» **Prompt**:
Give every line of the material again, exactly as written.

» **Collected material**:
++++++++

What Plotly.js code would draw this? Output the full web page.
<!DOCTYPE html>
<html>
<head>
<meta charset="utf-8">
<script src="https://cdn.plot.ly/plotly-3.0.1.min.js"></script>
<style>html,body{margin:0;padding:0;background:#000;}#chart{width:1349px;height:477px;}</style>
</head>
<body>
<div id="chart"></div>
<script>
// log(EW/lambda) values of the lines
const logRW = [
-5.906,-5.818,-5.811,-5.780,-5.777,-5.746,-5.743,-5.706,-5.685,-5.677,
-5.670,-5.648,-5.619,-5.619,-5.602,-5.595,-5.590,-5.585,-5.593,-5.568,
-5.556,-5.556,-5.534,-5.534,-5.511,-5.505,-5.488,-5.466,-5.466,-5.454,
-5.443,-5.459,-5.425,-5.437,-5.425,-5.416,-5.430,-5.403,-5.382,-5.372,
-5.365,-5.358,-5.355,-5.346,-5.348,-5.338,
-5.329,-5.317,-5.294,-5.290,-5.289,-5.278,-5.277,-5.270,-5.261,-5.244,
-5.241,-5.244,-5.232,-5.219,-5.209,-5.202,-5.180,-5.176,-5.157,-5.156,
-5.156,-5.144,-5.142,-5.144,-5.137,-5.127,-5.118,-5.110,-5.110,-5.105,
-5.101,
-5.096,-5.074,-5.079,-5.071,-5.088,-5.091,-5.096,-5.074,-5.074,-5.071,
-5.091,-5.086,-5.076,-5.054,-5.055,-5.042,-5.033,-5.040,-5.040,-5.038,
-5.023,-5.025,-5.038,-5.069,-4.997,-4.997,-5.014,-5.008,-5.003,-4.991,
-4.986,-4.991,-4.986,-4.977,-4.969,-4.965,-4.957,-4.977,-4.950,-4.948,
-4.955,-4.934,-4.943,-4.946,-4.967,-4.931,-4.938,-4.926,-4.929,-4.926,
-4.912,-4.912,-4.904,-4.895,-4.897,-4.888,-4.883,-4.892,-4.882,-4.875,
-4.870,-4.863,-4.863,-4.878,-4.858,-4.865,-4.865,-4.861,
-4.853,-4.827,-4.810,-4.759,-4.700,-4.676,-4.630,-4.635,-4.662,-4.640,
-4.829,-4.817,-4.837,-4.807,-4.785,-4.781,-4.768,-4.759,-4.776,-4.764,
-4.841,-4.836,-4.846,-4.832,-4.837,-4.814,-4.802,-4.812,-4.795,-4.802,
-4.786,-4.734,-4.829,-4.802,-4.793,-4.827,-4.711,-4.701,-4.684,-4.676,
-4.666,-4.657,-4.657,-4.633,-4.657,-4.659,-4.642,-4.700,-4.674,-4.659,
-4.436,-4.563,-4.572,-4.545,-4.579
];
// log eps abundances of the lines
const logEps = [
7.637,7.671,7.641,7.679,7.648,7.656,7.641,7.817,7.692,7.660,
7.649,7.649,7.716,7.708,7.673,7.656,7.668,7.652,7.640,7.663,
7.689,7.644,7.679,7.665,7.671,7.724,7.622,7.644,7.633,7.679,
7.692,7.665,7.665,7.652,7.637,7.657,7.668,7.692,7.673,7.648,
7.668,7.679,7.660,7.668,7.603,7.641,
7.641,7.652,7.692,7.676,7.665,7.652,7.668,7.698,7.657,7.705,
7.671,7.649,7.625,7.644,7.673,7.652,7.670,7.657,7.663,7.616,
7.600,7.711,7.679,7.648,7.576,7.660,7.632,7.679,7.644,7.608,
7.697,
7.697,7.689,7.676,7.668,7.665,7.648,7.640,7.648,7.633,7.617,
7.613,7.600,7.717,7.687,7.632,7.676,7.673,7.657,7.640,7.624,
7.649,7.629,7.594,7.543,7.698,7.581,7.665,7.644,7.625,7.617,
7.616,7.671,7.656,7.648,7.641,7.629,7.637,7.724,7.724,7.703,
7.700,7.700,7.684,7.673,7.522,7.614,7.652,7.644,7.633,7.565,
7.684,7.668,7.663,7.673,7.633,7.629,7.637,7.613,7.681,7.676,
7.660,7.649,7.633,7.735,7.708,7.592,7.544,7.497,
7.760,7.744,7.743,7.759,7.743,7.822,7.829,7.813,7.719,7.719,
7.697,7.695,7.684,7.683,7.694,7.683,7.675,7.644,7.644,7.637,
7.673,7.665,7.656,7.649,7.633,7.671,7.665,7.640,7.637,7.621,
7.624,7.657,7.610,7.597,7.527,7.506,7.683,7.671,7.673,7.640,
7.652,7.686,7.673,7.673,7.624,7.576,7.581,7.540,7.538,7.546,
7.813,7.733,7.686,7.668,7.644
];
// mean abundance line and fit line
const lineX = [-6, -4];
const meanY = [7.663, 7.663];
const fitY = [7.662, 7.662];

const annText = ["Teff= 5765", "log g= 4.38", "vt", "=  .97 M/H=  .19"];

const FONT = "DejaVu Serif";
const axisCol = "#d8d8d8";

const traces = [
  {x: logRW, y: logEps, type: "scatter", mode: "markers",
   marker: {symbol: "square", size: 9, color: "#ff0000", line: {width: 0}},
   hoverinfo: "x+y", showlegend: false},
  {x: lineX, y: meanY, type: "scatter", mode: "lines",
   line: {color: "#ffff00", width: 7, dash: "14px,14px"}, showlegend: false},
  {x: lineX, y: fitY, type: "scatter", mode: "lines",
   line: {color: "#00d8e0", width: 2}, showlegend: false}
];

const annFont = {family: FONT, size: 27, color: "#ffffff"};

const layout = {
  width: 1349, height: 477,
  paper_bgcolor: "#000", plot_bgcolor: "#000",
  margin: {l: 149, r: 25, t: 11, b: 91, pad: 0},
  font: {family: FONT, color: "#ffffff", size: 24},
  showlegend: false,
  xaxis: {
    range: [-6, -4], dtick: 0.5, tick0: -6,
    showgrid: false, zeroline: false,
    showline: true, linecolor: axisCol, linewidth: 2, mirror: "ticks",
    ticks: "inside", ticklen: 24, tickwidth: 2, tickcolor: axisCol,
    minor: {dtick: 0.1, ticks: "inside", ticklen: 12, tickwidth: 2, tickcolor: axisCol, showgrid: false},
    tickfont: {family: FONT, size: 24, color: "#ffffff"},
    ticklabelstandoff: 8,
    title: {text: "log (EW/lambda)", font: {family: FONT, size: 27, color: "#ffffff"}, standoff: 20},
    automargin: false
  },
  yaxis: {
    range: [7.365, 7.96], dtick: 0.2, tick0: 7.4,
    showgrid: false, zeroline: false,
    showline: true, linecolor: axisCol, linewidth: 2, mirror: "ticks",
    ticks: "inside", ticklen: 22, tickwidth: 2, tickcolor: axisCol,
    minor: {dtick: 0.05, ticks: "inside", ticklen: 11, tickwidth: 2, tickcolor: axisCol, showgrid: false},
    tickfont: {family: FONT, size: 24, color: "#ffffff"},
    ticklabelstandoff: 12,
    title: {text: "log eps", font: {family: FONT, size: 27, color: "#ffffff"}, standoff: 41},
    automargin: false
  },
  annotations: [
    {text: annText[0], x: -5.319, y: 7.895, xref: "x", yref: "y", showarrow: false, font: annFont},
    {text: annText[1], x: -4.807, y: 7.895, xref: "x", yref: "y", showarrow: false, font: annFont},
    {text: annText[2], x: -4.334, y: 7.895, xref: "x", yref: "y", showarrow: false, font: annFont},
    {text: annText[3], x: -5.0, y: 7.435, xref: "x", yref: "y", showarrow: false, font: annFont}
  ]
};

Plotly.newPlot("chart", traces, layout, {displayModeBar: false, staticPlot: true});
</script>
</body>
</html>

++++++++

» **Exercise answer**:
What Plotly.js code would draw this? Output the full web page.
<!DOCTYPE html>
<html>
<head>
<meta charset="utf-8">
<script src="https://cdn.plot.ly/plotly-3.0.1.min.js"></script>
<style>html,body{margin:0;padding:0;background:#000;}#chart{width:1349px;height:477px;}</style>
</head>
<body>
<div id="chart"></div>
<script>
// log(EW/lambda) values of the lines
const logRW = [
-5.906,-5.818,-5.811,-5.780,-5.777,-5.746,-5.743,-5.706,-5.685,-5.677,
-5.670,-5.648,-5.619,-5.619,-5.602,-5.595,-5.590,-5.585,-5.593,-5.568,
-5.556,-5.556,-5.534,-5.534,-5.511,-5.505,-5.488,-5.466,-5.466,-5.454,
-5.443,-5.459,-5.425,-5.437,-5.425,-5.416,-5.430,-5.403,-5.382,-5.372,
-5.365,-5.358,-5.355,-5.346,-5.348,-5.338,
-5.329,-5.317,-5.294,-5.290,-5.289,-5.278,-5.277,-5.270,-5.261,-5.244,
-5.241,-5.244,-5.232,-5.219,-5.209,-5.202,-5.180,-5.176,-5.157,-5.156,
-5.156,-5.144,-5.142,-5.144,-5.137,-5.127,-5.118,-5.110,-5.110,-5.105,
-5.101,
-5.096,-5.074,-5.079,-5.071,-5.088,-5.091,-5.096,-5.074,-5.074,-5.071,
-5.091,-5.086,-5.076,-5.054,-5.055,-5.042,-5.033,-5.040,-5.040,-5.038,
-5.023,-5.025,-5.038,-5.069,-4.997,-4.997,-5.014,-5.008,-5.003,-4.991,
-4.986,-4.991,-4.986,-4.977,-4.969,-4.965,-4.957,-4.977,-4.950,-4.948,
-4.955,-4.934,-4.943,-4.946,-4.967,-4.931,-4.938,-4.926,-4.929,-4.926,
-4.912,-4.912,-4.904,-4.895,-4.897,-4.888,-4.883,-4.892,-4.882,-4.875,
-4.870,-4.863,-4.863,-4.878,-4.858,-4.865,-4.865,-4.861,
-4.853,-4.827,-4.810,-4.759,-4.700,-4.676,-4.630,-4.635,-4.662,-4.640,
-4.829,-4.817,-4.837,-4.807,-4.785,-4.781,-4.768,-4.759,-4.776,-4.764,
-4.841,-4.836,-4.846,-4.832,-4.837,-4.814,-4.802,-4.812,-4.795,-4.802,
-4.786,-4.734,-4.829,-4.802,-4.793,-4.827,-4.711,-4.701,-4.684,-4.676,
-4.666,-4.657,-4.657,-4.633,-4.657,-4.659,-4.642,-4.700,-4.674,-4.659,
-4.436,-4.563,-4.572,-4.545,-4.579
];
// log eps abundances of the lines
const logEps = [
7.637,7.671,7.641,7.679,7.648,7.656,7.641,7.817,7.692,7.660,
7.649,7.649,7.716,7.708,7.673,7.656,7.668,7.652,7.640,7.663,
7.689,7.644,7.679,7.665,7.671,7.724,7.622,7.644,7.633,7.679,
7.692,7.665,7.665,7.652,7.637,7.657,7.668,7.692,7.673,7.648,
7.668,7.679,7.660,7.668,7.603,7.641,
7.641,7.652,7.692,7.676,7.665,7.652,7.668,7.698,7.657,7.705,
7.671,7.649,7.625,7.644,7.673,7.652,7.670,7.657,7.663,7.616,
7.600,7.711,7.679,7.648,7.576,7.660,7.632,7.679,7.644,7.608,
7.697,
7.697,7.689,7.676,7.668,7.665,7.648,7.640,7.648,7.633,7.617,
7.613,7.600,7.717,7.687,7.632,7.676,7.673,7.657,7.640,7.624,
7.649,7.629,7.594,7.543,7.698,7.581,7.665,7.644,7.625,7.617,
7.616,7.671,7.656,7.648,7.641,7.629,7.637,7.724,7.724,7.703,
7.700,7.700,7.684,7.673,7.522,7.614,7.652,7.644,7.633,7.565,
7.684,7.668,7.663,7.673,7.633,7.629,7.637,7.613,7.681,7.676,
7.660,7.649,7.633,7.735,7.708,7.592,7.544,7.497,
7.760,7.744,7.743,7.759,7.743,7.822,7.829,7.813,7.719,7.719,
7.697,7.695,7.684,7.683,7.694,7.683,7.675,7.644,7.644,7.637,
7.673,7.665,7.656,7.649,7.633,7.671,7.665,7.640,7.637,7.621,
7.624,7.657,7.610,7.597,7.527,7.506,7.683,7.671,7.673,7.640,
7.652,7.686,7.673,7.673,7.624,7.576,7.581,7.540,7.538,7.546,
7.813,7.733,7.686,7.668,7.644
];
// mean abundance line and fit line
const lineX = [-6, -4];
const meanY = [7.663, 7.663];
const fitY = [7.662, 7.662];

const annText = ["Teff= 5765", "log g= 4.38", "vt", "=  .97 M/H=  .19"];

const FONT = "DejaVu Serif";
const axisCol = "#d8d8d8";

const traces = [
  {x: logRW, y: logEps, type: "scatter", mode: "markers",
   marker: {symbol: "square", size: 9, color: "#ff0000", line: {width: 0}},
   hoverinfo: "x+y", showlegend: false},
  {x: lineX, y: meanY, type: "scatter", mode: "lines",
   line: {color: "#ffff00", width: 7, dash: "14px,14px"}, showlegend: false},
  {x: lineX, y: fitY, type: "scatter", mode: "lines",
   line: {color: "#00d8e0", width: 2}, showlegend: false}
];

const annFont = {family: FONT, size: 27, color: "#ffffff"};

const layout = {
  width: 1349, height: 477,
  paper_bgcolor: "#000", plot_bgcolor: "#000",
  margin: {l: 149, r: 25, t: 11, b: 91, pad: 0},
  font: {family: FONT, color: "#ffffff", size: 24},
  showlegend: false,
  xaxis: {
    range: [-6, -4], dtick: 0.5, tick0: -6,
    showgrid: false, zeroline: false,
    showline: true, linecolor: axisCol, linewidth: 2, mirror: "ticks",
    ticks: "inside", ticklen: 24, tickwidth: 2, tickcolor: axisCol,
    minor: {dtick: 0.1, ticks: "inside", ticklen: 12, tickwidth: 2, tickcolor: axisCol, showgrid: false},
    tickfont: {family: FONT, size: 24, color: "#ffffff"},
    ticklabelstandoff: 8,
    title: {text: "log (EW/lambda)", font: {family: FONT, size: 27, color: "#ffffff"}, standoff: 20},
    automargin: false
  },
  yaxis: {
    range: [7.365, 7.96], dtick: 0.2, tick0: 7.4,
    showgrid: false, zeroline: false,
    showline: true, linecolor: axisCol, linewidth: 2, mirror: "ticks",
    ticks: "inside", ticklen: 22, tickwidth: 2, tickcolor: axisCol,
    minor: {dtick: 0.05, ticks: "inside", ticklen: 11, tickwidth: 2, tickcolor: axisCol, showgrid: false},
    tickfont: {family: FONT, size: 24, color: "#ffffff"},
    ticklabelstandoff: 12,
    title: {text: "log eps", font: {family: FONT, size: 27, color: "#ffffff"}, standoff: 41},
    automargin: false
  },
  annotations: [
    {text: annText[0], x: -5.319, y: 7.895, xref: "x", yref: "y", showarrow: false, font: annFont},
    {text: annText[1], x: -4.807, y: 7.895, xref: "x", yref: "y", showarrow: false, font: annFont},
    {text: annText[2], x: -4.334, y: 7.895, xref: "x", yref: "y", showarrow: false, font: annFont},
    {text: annText[3], x: -5.0, y: 7.435, xref: "x", yref: "y", showarrow: false, font: annFont}
  ]
};

Plotly.newPlot("chart", traces, layout, {displayModeBar: false, staticPlot: true});
</script>
</body>
</html>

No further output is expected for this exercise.